The ultimate end goal is surviving winter and the threat of the White Walkers, but the random rolls make it a rarity, even more so when your effectiveness at survival is determined by how well you’ve stockpiled, parleyed, and balanced your approval ratings beforehand. You may not even be given the opportunity to properly prepare whatsoever, such is the seemingly scatter-shot approach to its plot threads and how your ruler’s rule plays out. Learning how your choices impact your different approval ratings and remembering them for the next time is the way to make progress in Reigns: Game of Thrones, but it’s tiresome attrition like a choose-your-own-adventure book set entirely during the Red Wedding.
Having played a huge amount of the original game, Reigns: Game of Thrones also lacks a lot of its slapstick and generally silly humour. It fits the grim world well and will no doubt appeal to the show-loving sadists, but the caricature creations of Reigns and the weird Simlish-esque language they speak feel wasted as a result — why can’t I play as Tyrion and have a button I can use to slap someone at any given moment?
To Reigns: Game of Thrones’ credit, it does keep things relatively fresh beyond being a simple swiping simulator. You can assume control of your armies in battle, giving orders to your different battalions to make the most of them at critical points in battle, as well as allowing you to travel to and from Winterfell. There’s also a sequence in which you run through plenty of doors in a dungeon, though I was unable to figure out the end goal after countless attempts.
It also does a great job of providing variety and small details for different rulers. Jaime, for instance, can at one point take a lover but is constantly thinking of Cersei during. Later, when he captures his sister, she may or may not react depending on whether or not he decided to erect a statue in honour of their deceased children. A nice touch.

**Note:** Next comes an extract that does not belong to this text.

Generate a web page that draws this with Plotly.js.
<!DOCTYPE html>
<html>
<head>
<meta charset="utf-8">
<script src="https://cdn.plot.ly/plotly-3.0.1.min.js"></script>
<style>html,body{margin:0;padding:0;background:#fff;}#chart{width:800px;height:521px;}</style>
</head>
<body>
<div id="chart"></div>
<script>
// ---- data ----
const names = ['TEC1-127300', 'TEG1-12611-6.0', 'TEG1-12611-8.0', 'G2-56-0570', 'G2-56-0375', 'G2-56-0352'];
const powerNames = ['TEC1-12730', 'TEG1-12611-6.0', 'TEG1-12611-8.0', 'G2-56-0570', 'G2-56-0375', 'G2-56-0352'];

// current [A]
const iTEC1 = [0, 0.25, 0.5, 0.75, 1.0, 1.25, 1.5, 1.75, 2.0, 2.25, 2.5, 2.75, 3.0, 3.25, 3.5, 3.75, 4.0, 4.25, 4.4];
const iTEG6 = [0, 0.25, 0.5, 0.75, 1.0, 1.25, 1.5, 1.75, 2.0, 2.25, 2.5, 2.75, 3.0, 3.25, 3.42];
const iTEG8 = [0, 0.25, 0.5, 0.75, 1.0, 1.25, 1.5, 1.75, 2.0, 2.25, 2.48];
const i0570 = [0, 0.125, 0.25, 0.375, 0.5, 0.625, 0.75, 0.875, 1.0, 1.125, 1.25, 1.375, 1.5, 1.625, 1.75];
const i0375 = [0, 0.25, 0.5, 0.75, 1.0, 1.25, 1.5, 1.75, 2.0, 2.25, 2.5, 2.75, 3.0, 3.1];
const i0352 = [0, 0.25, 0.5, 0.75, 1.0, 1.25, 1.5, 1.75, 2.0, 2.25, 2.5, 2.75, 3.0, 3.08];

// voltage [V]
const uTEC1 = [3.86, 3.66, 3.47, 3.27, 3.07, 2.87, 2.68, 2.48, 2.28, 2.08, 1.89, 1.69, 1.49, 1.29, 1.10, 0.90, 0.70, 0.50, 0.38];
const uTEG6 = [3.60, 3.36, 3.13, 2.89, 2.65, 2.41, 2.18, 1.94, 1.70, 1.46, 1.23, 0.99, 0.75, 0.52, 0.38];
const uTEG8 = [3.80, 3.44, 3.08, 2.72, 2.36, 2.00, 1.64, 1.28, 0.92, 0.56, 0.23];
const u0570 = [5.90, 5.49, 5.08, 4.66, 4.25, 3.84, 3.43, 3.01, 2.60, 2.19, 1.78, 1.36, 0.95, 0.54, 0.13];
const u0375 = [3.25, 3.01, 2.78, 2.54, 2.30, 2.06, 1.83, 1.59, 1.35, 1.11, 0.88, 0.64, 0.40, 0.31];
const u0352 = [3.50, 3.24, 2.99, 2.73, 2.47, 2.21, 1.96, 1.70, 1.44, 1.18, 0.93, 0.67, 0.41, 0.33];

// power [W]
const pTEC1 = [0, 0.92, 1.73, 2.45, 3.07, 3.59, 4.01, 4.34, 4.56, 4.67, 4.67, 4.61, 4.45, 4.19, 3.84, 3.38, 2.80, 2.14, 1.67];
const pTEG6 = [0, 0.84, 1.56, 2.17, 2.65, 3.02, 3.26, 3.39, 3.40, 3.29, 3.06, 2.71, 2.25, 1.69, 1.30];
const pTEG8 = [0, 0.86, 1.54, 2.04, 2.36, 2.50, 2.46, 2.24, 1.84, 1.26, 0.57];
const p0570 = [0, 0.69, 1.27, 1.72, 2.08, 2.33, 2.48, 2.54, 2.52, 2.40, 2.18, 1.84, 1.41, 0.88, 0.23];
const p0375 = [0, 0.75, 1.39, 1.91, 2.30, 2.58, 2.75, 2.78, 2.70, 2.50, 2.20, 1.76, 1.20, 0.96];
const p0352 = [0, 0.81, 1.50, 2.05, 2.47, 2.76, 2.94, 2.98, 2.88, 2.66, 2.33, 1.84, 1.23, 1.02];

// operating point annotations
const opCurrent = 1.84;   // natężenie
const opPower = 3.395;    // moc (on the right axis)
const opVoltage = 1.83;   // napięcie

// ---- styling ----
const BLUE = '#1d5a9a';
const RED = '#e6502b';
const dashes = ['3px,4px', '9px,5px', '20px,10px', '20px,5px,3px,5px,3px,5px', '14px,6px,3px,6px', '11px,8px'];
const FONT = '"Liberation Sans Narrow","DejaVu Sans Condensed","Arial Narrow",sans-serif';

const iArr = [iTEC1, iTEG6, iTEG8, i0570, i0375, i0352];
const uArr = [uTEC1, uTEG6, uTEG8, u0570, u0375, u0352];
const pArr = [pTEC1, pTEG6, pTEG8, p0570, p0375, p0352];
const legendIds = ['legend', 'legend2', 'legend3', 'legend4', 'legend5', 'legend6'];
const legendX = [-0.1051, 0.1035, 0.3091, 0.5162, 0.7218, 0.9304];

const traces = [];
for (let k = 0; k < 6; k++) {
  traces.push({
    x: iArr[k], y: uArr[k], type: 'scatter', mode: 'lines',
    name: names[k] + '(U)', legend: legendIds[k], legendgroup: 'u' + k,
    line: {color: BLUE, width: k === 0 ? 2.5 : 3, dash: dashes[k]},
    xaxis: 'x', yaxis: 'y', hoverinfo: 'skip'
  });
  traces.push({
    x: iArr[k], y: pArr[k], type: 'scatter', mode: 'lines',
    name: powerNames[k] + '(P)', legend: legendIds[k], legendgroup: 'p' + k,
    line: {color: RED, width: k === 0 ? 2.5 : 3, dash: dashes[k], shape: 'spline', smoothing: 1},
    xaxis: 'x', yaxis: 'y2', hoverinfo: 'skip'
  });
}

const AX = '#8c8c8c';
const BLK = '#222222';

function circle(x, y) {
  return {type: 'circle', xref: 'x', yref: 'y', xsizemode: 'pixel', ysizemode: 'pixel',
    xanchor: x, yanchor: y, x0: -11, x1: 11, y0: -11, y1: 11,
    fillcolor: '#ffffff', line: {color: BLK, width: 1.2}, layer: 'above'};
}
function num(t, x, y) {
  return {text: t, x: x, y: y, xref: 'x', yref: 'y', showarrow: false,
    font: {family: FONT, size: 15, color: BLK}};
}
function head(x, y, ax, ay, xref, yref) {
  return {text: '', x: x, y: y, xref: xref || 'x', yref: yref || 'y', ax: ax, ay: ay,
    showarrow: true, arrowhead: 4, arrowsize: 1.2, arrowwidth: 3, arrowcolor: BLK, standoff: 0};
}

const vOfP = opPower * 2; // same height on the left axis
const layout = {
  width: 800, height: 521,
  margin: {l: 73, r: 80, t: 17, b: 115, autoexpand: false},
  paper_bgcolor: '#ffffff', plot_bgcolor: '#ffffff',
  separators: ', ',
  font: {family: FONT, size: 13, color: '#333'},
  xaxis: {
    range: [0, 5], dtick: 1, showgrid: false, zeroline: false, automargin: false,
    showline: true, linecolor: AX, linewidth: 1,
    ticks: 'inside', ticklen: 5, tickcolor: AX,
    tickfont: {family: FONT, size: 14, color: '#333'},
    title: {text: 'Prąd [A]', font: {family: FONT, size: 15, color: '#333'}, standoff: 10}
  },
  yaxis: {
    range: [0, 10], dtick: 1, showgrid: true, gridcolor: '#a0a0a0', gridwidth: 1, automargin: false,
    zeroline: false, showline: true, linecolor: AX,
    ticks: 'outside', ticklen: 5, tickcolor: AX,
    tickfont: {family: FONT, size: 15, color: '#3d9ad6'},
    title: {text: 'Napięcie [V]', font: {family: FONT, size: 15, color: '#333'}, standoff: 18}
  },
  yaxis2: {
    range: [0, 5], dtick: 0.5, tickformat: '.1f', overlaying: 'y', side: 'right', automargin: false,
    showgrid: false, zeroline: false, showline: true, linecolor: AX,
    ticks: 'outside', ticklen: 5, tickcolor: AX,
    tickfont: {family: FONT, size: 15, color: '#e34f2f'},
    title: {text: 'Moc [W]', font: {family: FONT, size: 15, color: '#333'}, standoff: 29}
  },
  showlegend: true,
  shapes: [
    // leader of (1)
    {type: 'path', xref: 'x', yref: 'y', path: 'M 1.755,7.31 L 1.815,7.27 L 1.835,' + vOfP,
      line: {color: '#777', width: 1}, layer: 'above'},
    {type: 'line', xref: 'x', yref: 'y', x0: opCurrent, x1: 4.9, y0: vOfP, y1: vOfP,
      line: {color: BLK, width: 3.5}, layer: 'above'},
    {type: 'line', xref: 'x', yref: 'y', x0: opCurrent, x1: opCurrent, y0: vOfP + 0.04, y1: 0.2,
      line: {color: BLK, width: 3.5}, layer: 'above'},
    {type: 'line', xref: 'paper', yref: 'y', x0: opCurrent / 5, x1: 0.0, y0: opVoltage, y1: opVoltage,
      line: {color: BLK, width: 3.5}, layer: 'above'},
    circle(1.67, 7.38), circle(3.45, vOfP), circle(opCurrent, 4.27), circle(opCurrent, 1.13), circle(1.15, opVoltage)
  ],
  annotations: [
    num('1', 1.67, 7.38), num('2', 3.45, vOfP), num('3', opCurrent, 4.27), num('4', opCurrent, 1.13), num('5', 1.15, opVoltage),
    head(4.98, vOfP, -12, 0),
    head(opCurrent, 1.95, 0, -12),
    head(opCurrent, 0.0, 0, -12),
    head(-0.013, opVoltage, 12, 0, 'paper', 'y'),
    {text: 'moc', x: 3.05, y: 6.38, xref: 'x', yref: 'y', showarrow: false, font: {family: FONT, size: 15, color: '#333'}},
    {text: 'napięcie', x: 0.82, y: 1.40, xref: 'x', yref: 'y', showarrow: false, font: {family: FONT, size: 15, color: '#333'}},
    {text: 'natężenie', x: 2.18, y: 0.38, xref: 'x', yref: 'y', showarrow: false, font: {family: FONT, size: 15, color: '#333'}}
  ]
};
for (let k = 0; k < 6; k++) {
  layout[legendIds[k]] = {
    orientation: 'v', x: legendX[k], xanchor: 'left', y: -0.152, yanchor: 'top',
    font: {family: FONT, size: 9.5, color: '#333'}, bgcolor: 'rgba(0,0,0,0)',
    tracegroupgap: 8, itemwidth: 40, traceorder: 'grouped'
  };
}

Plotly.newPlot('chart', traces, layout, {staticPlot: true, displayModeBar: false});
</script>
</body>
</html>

None of its brightest spots can distract from the fact that Reigns: Game of Thrones seems to focus too heavily on the nihilism of the show and creates something that feels restricted and oppressive, rather than every fan’s fantasy of the happy endings they would like to see for their favourite characters. Those happy endings do come, but when you’re going through the same conversations over and over again in the hopes of living just a couple more moons, it doesn’t seem worth it — you may as well just write fanfic.